FILIPPO CANNATA ALLA TAVOLA ROTONDA “LA LUCE E L’ARCHITETTO”
Filippo Cannata ha recentemente preso parte alla Tavola Rotonda “La Luce e l’Architetto” realizzata a Milano con il coordinamento della Redazione della rivista Luce e Design edita dalla Casa Editrice Tecniche Nuove. Al tavolo di confronto importanti architetti ed interior designer oltre che rappresentanti del mondo dell’impresa. L’occasione è rilevante perché con questa iniziativa si è cercato di fare il punto del rapporto che, all’interno della filiera dell’illuminazione, intercorre tra la figura del lighting designer e quella di altri attori quali l’architetto, l’ing. elettrico, l’installatore o l’impresa produttrice di corpi illuminanti.
Opinione condivisa tra gli ospiti è, sicuramente, l’accresciuta consapevolezza in merito al valore della luce all’interno del progetto architettonico, la sua funzione di “strumento in grado di esaltare il ritmo dell’architettura”, sebbene troppo spesso vincoli di natura economica o questioni di ambiguità tra valore tecnico e valore artistico della luce portino a trascurare o rinunciare a quella che viene definita l’”eccellenza dell’illuminazione”.

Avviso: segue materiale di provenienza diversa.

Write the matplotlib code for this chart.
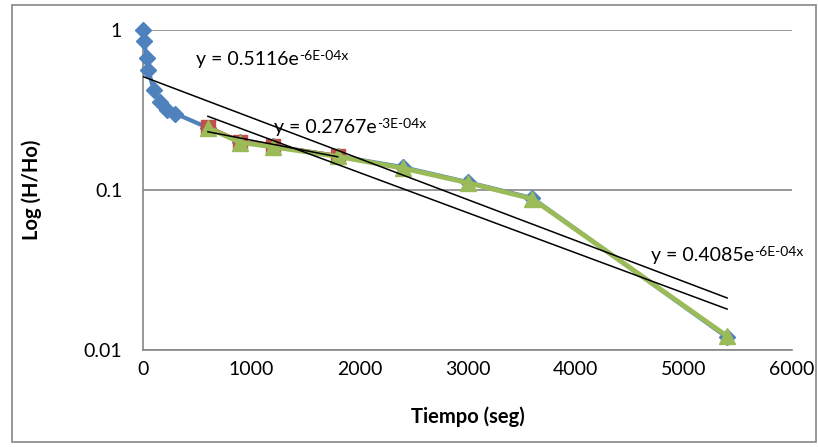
import matplotlib
matplotlib.use("Agg")
import matplotlib.pyplot as plt
from matplotlib.patches import Rectangle
import numpy as np

plt.rcParams['font.family'] = ['Lato', 'DejaVu Sans']

# data
t_all = [0, 10, 35, 50, 100, 160, 220, 300, 600, 900, 1200, 1800, 2400, 3000, 3600, 5400]
h_all = [1.0, 0.85, 0.67, 0.56, 0.42, 0.355, 0.316, 0.30, 0.245, 0.20, 0.188, 0.163, 0.139, 0.112, 0.089, 0.012]
t_mid = [600, 900, 1200, 1800]
h_mid = [0.248, 0.20, 0.188, 0.163]
t_late = [600, 900, 1200, 1800, 2400, 3000, 3600, 5400]
h_late = [0.245, 0.198, 0.186, 0.162, 0.137, 0.111, 0.088, 0.0122]

# exponential trendlines y = a*exp(-k*x)
trend_a = [0.5116, 0.2767, 0.4085]
trend_k = [5.9e-4, 3.0e-4, 5.78e-4]
trend_x0 = [0, 600, 600]
trend_x1 = [5400, 1800, 5400]
trend_main = ['y = 0.5116e', 'y = 0.2767e', 'y = 0.4085e']
trend_sup = ['-6E-04x', '-3E-04x', '-6E-04x']
label_pos = [(490, 0.65), (1215, 0.245), (4700, 0.039)]

blue, red, green = '#4F81BD', '#C0504D', '#9BBB59'

fig = plt.figure(figsize=(8.18, 4.47), dpi=100)
ax = fig.add_axes([143/818, 1-350/447, (792-143)/818, 320/447])

ax.plot(t_all, h_all, color=blue, lw=3, marker='D', ms=8.5, mec=blue, zorder=3, clip_on=False)
ax.plot(t_mid, h_mid, color=red, lw=3, marker='s', ms=10, mec=red, zorder=4, clip_on=False)
ax.plot(t_late, h_late, color=green, lw=3.5, marker='^', ms=11, mec=green, zorder=5, clip_on=False)

for a, k, x0, x1 in zip(trend_a, trend_k, trend_x0, trend_x1):
  xs = np.linspace(x0, x1, 50)
  ax.plot(xs, a*np.exp(-k*xs), color='black', lw=1.1, zorder=6)

for main, sup, (x, y) in zip(trend_main, trend_sup, label_pos):
  t = ax.text(x, y, main, fontsize=14, va='center', ha='left', zorder=7)
  ax.annotate(sup, xy=(1, 0.72), xycoords=t, fontsize=10, va='center', ha='left', zorder=7)

ax.set_yscale('log')
ax.set_ylim(0.01, 1)
ax.set_xlim(0, 6000)
ax.set_xticks(range(0, 7000, 1000))
ax.set_yticks([0.01, 0.1, 1])
ax.set_yticklabels(['0.01', '0.1', '1'])
ax.minorticks_off()
ax.tick_params(axis='both', length=0, labelsize=14)
ax.tick_params(axis='y', pad=15)
ax.tick_params(axis='x', pad=8)
ax.grid(True, axis='y', color='#868686', lw=1.2)
ax.set_axisbelow(True)
for s in ['top', 'right']:
  ax.spines[s].set_visible(False)
for s in ['left', 'bottom']:
  ax.spines[s].set_color('#868686')
  ax.spines[s].set_linewidth(1.2)

ax.set_xlabel('Tiempo (seg)', fontsize=14.5, fontweight='bold')
ax.set_ylabel('Log (H/Ho)', fontsize=14.5, fontweight='bold')
ax.xaxis.set_label_coords(0.5, -0.175)
ax.yaxis.set_label_coords(-0.155, 0.5)

fig.patches.append(Rectangle((12/818, 1-442/447), (816-12)/818, 437/447,
                             transform=fig.transFigure, fill=False, ec='#868686', lw=1.2))

fig.savefig('out.png', dpi=100)
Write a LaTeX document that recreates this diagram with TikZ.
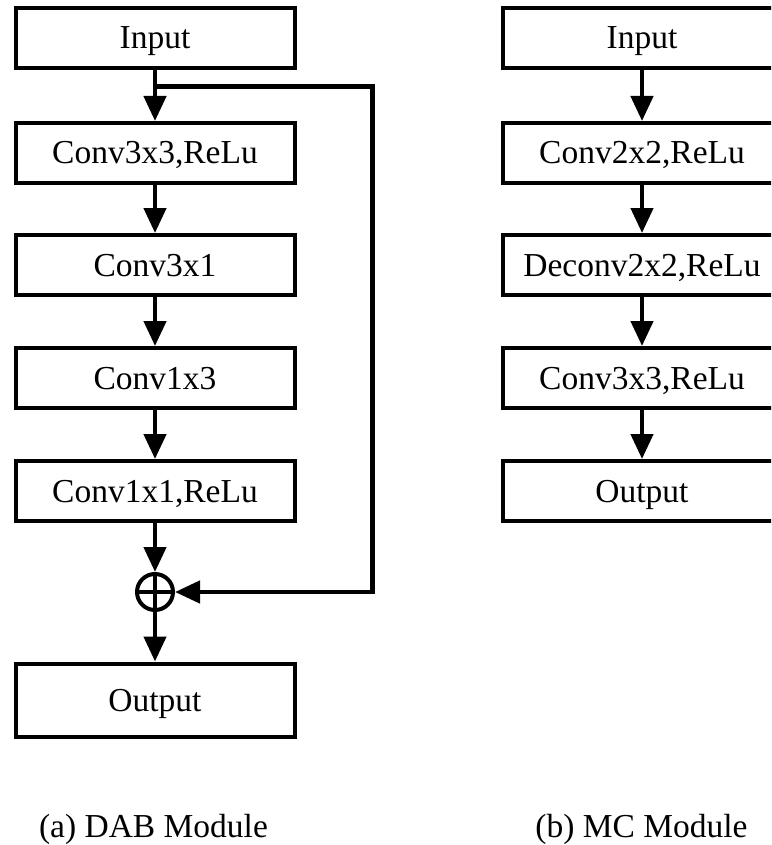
\documentclass[tikz,border=0pt]{standalone}
\usepackage{fontspec}
\setmainfont{Liberation Serif}
\usetikzlibrary{arrows.meta}
\begin{document}
\begin{tikzpicture}[x=1pt,y=-1pt,
  blk/.style={draw, line width=4pt, minimum width=279pt, minimum height=60pt, inner sep=0pt,
    text height=22pt, text depth=0pt, font=\fontsize{33.5}{40}\selectfont},
  flow/.style={line width=4.5pt, line join=miter, -{Triangle[length=25pt,width=22pt]}},
  captxt/.style={font=\fontsize{33.5}{40}\selectfont, anchor=base, inner sep=0pt}]
\useasboundingbox (0,0) rectangle (771,845);
\clip (0,0) rectangle (771,845);
% left column
\node[blk] (a0) at (155,38) {Input};
\node[blk] (a1) at (155,153) {Conv3x3,ReLu};
\node[blk] (a2) at (155,265) {Conv3x1};
\node[blk] (a3) at (155,378) {Conv1x3};
\node[blk] (a4) at (155,491) {Conv1x1,ReLu};
\node[circle, draw, line width=4pt, minimum size=36pt, inner sep=0pt] (sum) at (155,592) {};
\draw[line width=4pt] (sum.north) -- (sum.south) (sum.west) -- (sum.east);
\node[blk, minimum height=73pt] (a5) at (155,700) {Output};
\coordinate (br) at (155,86.5);
\coordinate (c1) at (372.5,86.5);
\coordinate (c2) at (372.5,592);
\draw[flow] (a0) -- (a1);
\draw[flow] (a1) -- (a2);
\draw[flow] (a2) -- (a3);
\draw[flow] (a3) -- (a4);
\draw[flow] (a4) -- (sum);
\draw[flow] (sum) -- (a5);
\draw[flow] (br) -- (c1) -- (c2) -- (sum.east);
\node[captxt] (capa) at (153.5,837) {(a) DAB Module};
% right column
\node[blk] (b0) at (642,38) {Input};
\node[blk] (b1) at (642,153) {Conv2x2,ReLu};
\node[blk] (b2) at (642,265) {Deconv2x2,ReLu};
\node[blk] (b3) at (642,378) {Conv3x3,ReLu};
\node[blk] (b4) at (642,491) {Output};
\draw[flow] (b0) -- (b1);
\draw[flow] (b1) -- (b2);
\draw[flow] (b2) -- (b3);
\draw[flow] (b3) -- (b4);
\node[captxt] (capb) at (641.5,837) {(b) MC Module};
\end{tikzpicture}
\end{document}
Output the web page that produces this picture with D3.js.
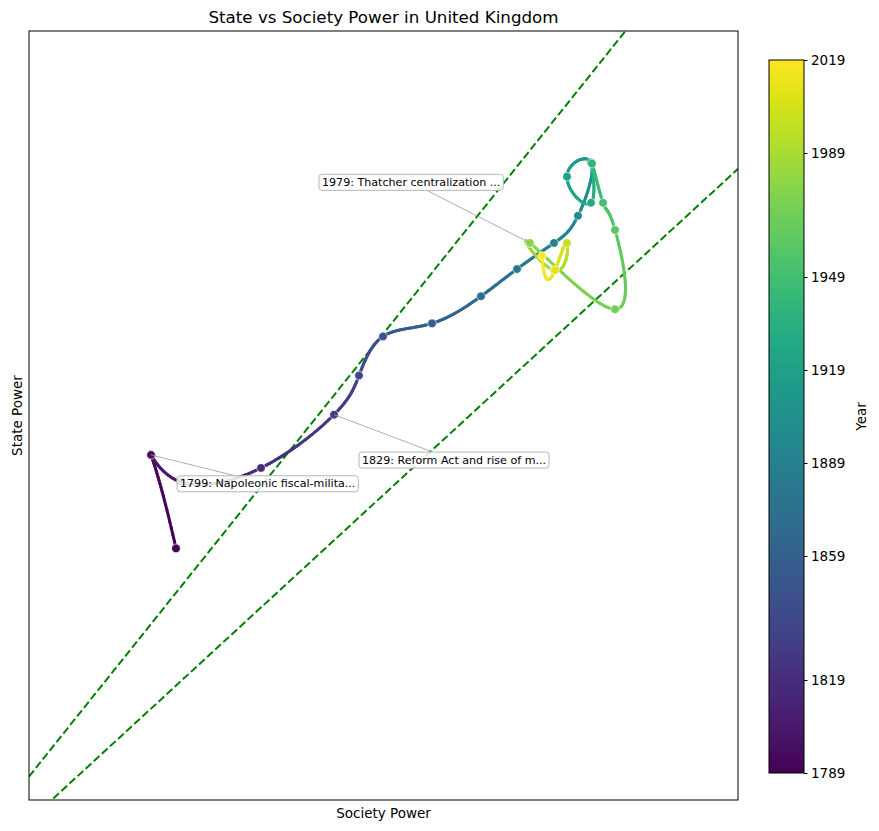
<!DOCTYPE html>
<html>
<head>
<meta charset="utf-8">
<script src="https://cdn.jsdelivr.net/npm/d3@7"></script>
<style>
  body { margin: 0; background: #fff; }
  text { font-family: "DejaVu Sans", sans-serif; fill: #000; }
</style>
</head>
<body>
<div id="chart"></div>
<script>
// data
const years = [1789, 1799, 1809, 1819, 1829, 1839, 1849, 1859, 1869, 1879, 1889, 1899,
               1909, 1919, 1929, 1939, 1949, 1959, 1969, 1979, 1989, 1999, 2009, 2019];
const societyPower = [28.1, 25.6, 28.6, 36.6, 43.9, 46.4, 48.8, 53.7, 58.6, 62.2, 65.9, 68.3,
                      69.6, 67.2, 69.6, 69.7, 70.8, 72.0, 72.0, 63.5, 65.9, 67.2, 66.0, 64.7];
const statePower = [36.4, 45.0, 42.5, 43.8, 48.7, 52.3, 55.9, 57.1, 59.6, 62.1, 64.5, 67.0,
                    71.9, 70.6, 68.2, 71.8, 68.2, 65.7, 58.4, 64.5, 62.0, 64.5, 62.0, 63.3];
const colorTicks = [1789, 1819, 1859, 1889, 1919, 1949, 1989, 2019];
const noteYears = [1799, 1829, 1979];
const noteTexts = ["1799: Napoleonic fiscal-milita...",
                   "1829: Reform Act and rise of m...",
                   "1979: Thatcher centralization ..."];
const boundRatios = [1.15, 0.846];   // dashed reference lines: state = ratio * society

// layout
const W = 879, H = 831;
const plot = {left: 29, right: 738, top: 31, bottom: 800};
const cbar = {left: 769, right: 804, top: 60, bottom: 773};
const noteOffsets = [[29, 28.5], [28, 45], [-208, -61]];  // text anchor offsets in px

const svg = d3.select("#chart").append("svg")
    .attr("width", W)
    .attr("height", H);

const x = d3.scaleLinear().domain([13.4, 84.3]).range([plot.left, plot.right]);
const y = d3.scaleLinear().domain([13.25, 84.0]).range([plot.bottom, plot.top]);
const color = d3.scaleSequential(d3.interpolateViridis).domain([1789, 2019]);

svg.append("clipPath").attr("id", "plotclip")
  .append("rect")
    .attr("x", plot.left).attr("y", plot.top)
    .attr("width", plot.right - plot.left).attr("height", plot.bottom - plot.top);

const g = svg.append("g").attr("clip-path", "url(#plotclip)");

// dashed boundary lines
const xd = x.domain();
g.selectAll(".bound")
  .data(boundRatios)
  .enter()
  .append("line")
    .attr("class", "bound")
    .attr("x1", x(xd[0])).attr("y1", r => y(r * xd[0]))
    .attr("x2", x(xd[1])).attr("y2", r => y(r * xd[1]))
    .style("stroke", "green")
    .style("stroke-width", 2)
    .style("stroke-dasharray", "7.7,3.3");

// cubic spline with not-a-knot ends (parameter = index, like scipy's default)
function splineCoefs(v) {
  const n = v.length;
  const A = [];
  for (let i = 0; i < n; i++) A.push(new Array(n + 1).fill(0));
  A[0][0] = 1; A[0][1] = -2; A[0][2] = 1;
  for (let i = 1; i < n - 1; i++) {
    A[i][i - 1] = 1; A[i][i] = 4; A[i][i + 1] = 1;
    A[i][n] = 6 * (v[i + 1] - 2 * v[i] + v[i - 1]);
  }
  A[n - 1][n - 3] = 1; A[n - 1][n - 2] = -2; A[n - 1][n - 1] = 1;
  // gaussian elimination with partial pivoting
  for (let c = 0; c < n; c++) {
    let p = c;
    for (let r = c + 1; r < n; r++) if (Math.abs(A[r][c]) > Math.abs(A[p][c])) p = r;
    [A[c], A[p]] = [A[p], A[c]];
    for (let r = c + 1; r < n; r++) {
      const f = A[r][c] / A[c][c];
      if (f === 0) continue;
      for (let k = c; k <= n; k++) A[r][k] -= f * A[c][k];
    }
  }
  const M = new Array(n).fill(0);
  for (let r = n - 1; r >= 0; r--) {
    let s = A[r][n];
    for (let k = r + 1; k < n; k++) s -= A[r][k] * M[k];
    M[r] = s / A[r][r];
  }
  return M;
}
function splineAt(v, M, t) {
  const i = Math.min(Math.floor(t), v.length - 2);
  const s = t - i;
  return (1 - s) * v[i] + s * v[i + 1]
    + ((Math.pow(1 - s, 3) - (1 - s)) * M[i] + (Math.pow(s, 3) - s) * M[i + 1]) / 6;
}

const Mx = splineCoefs(societyPower);
const My = splineCoefs(statePower);
const steps = 30;
const segs = [];
for (let i = 0; i < years.length - 1; i++) {
  for (let k = 0; k < steps; k++) {
    const t0 = i + k / steps, t1 = i + (k + 1) / steps;
    segs.push({
      x1: splineAt(societyPower, Mx, t0), y1: splineAt(statePower, My, t0),
      x2: splineAt(societyPower, Mx, t1), y2: splineAt(statePower, My, t1),
      year: years[i] + (years[i + 1] - years[i]) * (k + 0.5) / steps
    });
  }
}

g.selectAll(".seg")
  .data(segs)
  .enter()
  .append("line")
    .attr("x1", d => x(d.x1)).attr("y1", d => y(d.y1))
    .attr("x2", d => x(d.x2)).attr("y2", d => y(d.y2))
    .style("stroke", d => color(d.year))
    .style("stroke-width", 3)
    .style("stroke-linecap", "round");

// points
const pts = years.map((yr, i) => ({year: yr, sx: societyPower[i], sy: statePower[i]}));
g.selectAll(".pt")
  .data(pts)
  .enter()
  .append("circle")
    .attr("cx", d => x(d.sx))
    .attr("cy", d => y(d.sy))
    .attr("r", 4.3)
    .style("fill", d => color(d.year))
    .style("stroke", "#fff")
    .style("stroke-width", 0.6);

// annotations
noteYears.forEach((yr, i) => {
  const p = pts[years.indexOf(yr)];
  const px = x(p.sx), py = y(p.sy);
  const tx = px + noteOffsets[i][0], ty = py + noteOffsets[i][1];
  const grp = svg.append("g");
  const line = grp.append("line");
  const box = grp.append("rect");
  const txt = grp.append("text")
    .attr("x", tx).attr("y", ty)
    .attr("dy", "0.35em")
    .style("font-size", "11.1px")
    .text(noteTexts[i]);
  const bb = txt.node().getBBox();
  const pad = 3;
  const bx0 = bb.x - pad, by0 = bb.y - pad + 1.5, bx1 = bb.x + bb.width + pad, by1 = bb.y + bb.height + pad - 1.5;
  box.attr("x", bx0).attr("y", by0)
    .attr("width", bx1 - bx0).attr("height", by1 - by0)
    .attr("rx", 3)
    .style("fill", "#fff").style("fill-opacity", 0.85)
    .style("stroke", "#b5b5b5").style("stroke-width", 1);
  // arrow towards box centre, stopped at box edge
  const cx = (bx0 + bx1) / 2, cy = (by0 + by1) / 2;
  const dx = cx - px, dy = cy - py;
  const tX = dx !== 0 ? ((dx > 0 ? bx0 : bx1) - px) / dx : 0;
  const tY = dy !== 0 ? ((dy > 0 ? by0 : by1) - py) / dy : 0;
  const tE = Math.max(0, Math.min(1, Math.max(tX, tY)));
  line.attr("x1", px).attr("y1", py)
    .attr("x2", px + dx * tE).attr("y2", py + dy * tE)
    .style("stroke", "#999").style("stroke-width", 0.8);
});

// frame
svg.append("rect")
  .attr("x", plot.left).attr("y", plot.top)
  .attr("width", plot.right - plot.left).attr("height", plot.bottom - plot.top)
  .style("fill", "none").style("stroke", "#000").style("stroke-width", 1);

// titles
svg.append("text")
  .attr("x", (plot.left + plot.right) / 2).attr("y", 23)
  .attr("text-anchor", "middle")
  .style("font-size", "16.7px")
  .text("State vs Society Power in United Kingdom");

svg.append("text")
  .attr("x", (plot.left + plot.right) / 2).attr("y", 818)
  .attr("text-anchor", "middle")
  .style("font-size", "13.5px")
  .text("Society Power");

svg.append("text")
  .attr("transform", `translate(22, ${(plot.top + plot.bottom) / 2}) rotate(-90)`)
  .attr("text-anchor", "middle")
  .style("font-size", "13.5px")
  .text("State Power");

// colorbar
const cScale = d3.scaleLinear().domain([1789, 2019]).range([cbar.bottom, cbar.top]);
const grad = svg.append("defs").append("linearGradient")
  .attr("id", "viridis")
  .attr("x1", 0).attr("y1", 1).attr("x2", 0).attr("y2", 0);
grad.selectAll("stop")
  .data(d3.range(0, 1.0001, 0.02))
  .enter()
  .append("stop")
    .attr("offset", d => d)
    .attr("stop-color", d => d3.interpolateViridis(d));

svg.append("rect")
  .attr("x", cbar.left).attr("y", cbar.top)
  .attr("width", cbar.right - cbar.left).attr("height", cbar.bottom - cbar.top)
  .style("fill", "url(#viridis)")
  .style("stroke", "#000").style("stroke-width", 1);

const cAxis = svg.append("g")
  .attr("transform", `translate(${cbar.right},0)`)
  .call(d3.axisRight(cScale).tickValues(colorTicks).tickFormat(d3.format("d")).tickSize(3.5).tickPadding(3.5));
cAxis.select(".domain").remove();
cAxis.selectAll("text")
  .style("font-family", "DejaVu Sans, sans-serif")
  .style("font-size", "13.5px");

svg.append("text")
  .attr("transform", `translate(866, ${(cbar.top + cbar.bottom) / 2}) rotate(-90)`)
  .attr("text-anchor", "middle")
  .style("font-size", "13.5px")
  .text("Year");
</script>
</body>
</html>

Le basi di una significativa inversione di rotta vengono individuate in un maggiore impegno da parte della figura architetto nel fare in modo che la luce entri nel progetto come elemento decisivo, con un’assunzione di responsabilità che va oltre lo studio e si estende alla presenza in cantiere mediante sensibilizzazione del costruttore di apparecchi e responsabilizzazione dell’intera filiera. “L’architettura – si sottolinea – attraverso una ricerca spasmodica di autorialità piuttosto che di servizio alla committenza, ha perso la sua funzione morale ed etica di servizio”. La filosofia dell’”uomo al centro del progetto” ed il principio della “contaminazione culturale”, secondo Filippo Cannata, sono le leve di un sistema operativo che può consentire l’incontro e l’accordo della totalità degli attori di questo settore: l’asse si sposta su una sensibilità diversa che spinge ciascuno a valersi del plusvalore che l’altra professionalità può dargli per arrivare ad un risultato finale superiore ed eccellente. “Ci vuole un rapporto di collaborazione molto stretto, sinergia e soprattutto complicità”. Si tratta di una collaborazione/confronto contenente al suo interno i germi di una conflittualità che può essere girata a beneficio del progetto generale, soprattutto a vantaggio del benessere del cliente che costituisce l’obiettivo supremo comune.
I nuovi scenari operativi proposti prevedono, in conclusione, un sistema di alleanze basato sulla chiarezza, trasparenza e professionalità; un sistema al centro del quale l’architetto svolge un ruolo di coordinamento, con il preciso dovere di far capire come all’interno del progetto la luce, con le sue valenze emozionali, sia in grado di conferire all’architettura un significato completamente nuovo.